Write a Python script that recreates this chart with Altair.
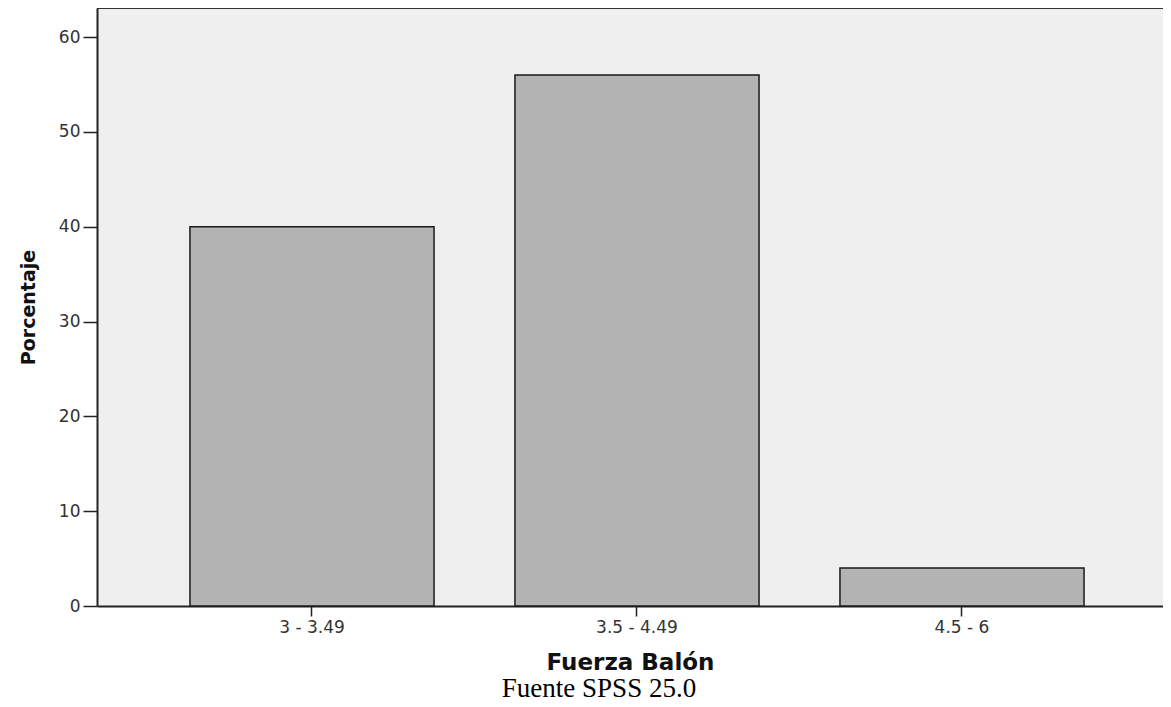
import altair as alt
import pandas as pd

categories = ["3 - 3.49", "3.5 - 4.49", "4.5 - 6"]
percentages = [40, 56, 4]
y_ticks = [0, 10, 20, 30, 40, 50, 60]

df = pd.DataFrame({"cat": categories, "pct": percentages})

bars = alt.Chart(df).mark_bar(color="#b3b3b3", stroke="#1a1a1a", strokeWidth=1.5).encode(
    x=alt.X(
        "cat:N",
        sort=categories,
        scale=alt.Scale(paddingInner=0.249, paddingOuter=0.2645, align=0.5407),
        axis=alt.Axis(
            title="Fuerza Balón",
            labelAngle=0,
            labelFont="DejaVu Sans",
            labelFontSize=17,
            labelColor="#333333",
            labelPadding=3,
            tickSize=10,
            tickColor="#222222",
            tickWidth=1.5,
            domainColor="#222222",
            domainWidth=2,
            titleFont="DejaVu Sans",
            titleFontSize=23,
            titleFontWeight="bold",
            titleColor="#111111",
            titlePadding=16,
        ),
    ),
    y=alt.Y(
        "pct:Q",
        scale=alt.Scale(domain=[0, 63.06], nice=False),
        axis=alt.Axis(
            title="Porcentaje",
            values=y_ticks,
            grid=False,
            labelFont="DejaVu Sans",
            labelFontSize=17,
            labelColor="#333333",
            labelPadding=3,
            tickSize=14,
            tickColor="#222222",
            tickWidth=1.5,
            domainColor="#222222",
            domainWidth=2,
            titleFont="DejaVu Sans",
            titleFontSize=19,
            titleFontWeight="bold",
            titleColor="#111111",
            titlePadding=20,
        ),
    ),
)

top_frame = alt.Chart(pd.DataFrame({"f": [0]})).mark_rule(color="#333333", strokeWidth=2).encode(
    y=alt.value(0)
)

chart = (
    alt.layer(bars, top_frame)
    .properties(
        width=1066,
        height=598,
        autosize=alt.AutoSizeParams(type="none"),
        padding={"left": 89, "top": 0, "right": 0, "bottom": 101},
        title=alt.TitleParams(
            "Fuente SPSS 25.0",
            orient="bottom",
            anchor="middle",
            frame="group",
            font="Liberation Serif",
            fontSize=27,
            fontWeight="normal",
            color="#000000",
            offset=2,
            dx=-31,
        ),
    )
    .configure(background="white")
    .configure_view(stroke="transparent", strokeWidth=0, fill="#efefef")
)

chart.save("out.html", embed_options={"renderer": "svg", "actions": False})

○ ○ ○ ○

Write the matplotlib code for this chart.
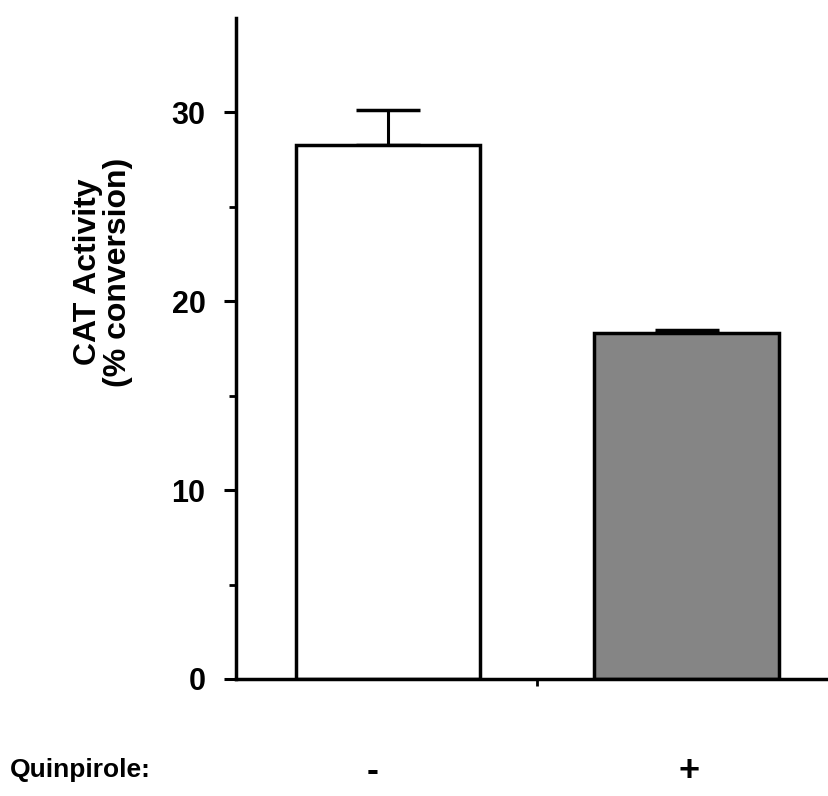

○ ○ ○ ○

-- Aim --
Collect each line containing the string "this".

-- The result --
Write a Python script that recreates this chart with Altair.
Write the matplotlib code for this chart.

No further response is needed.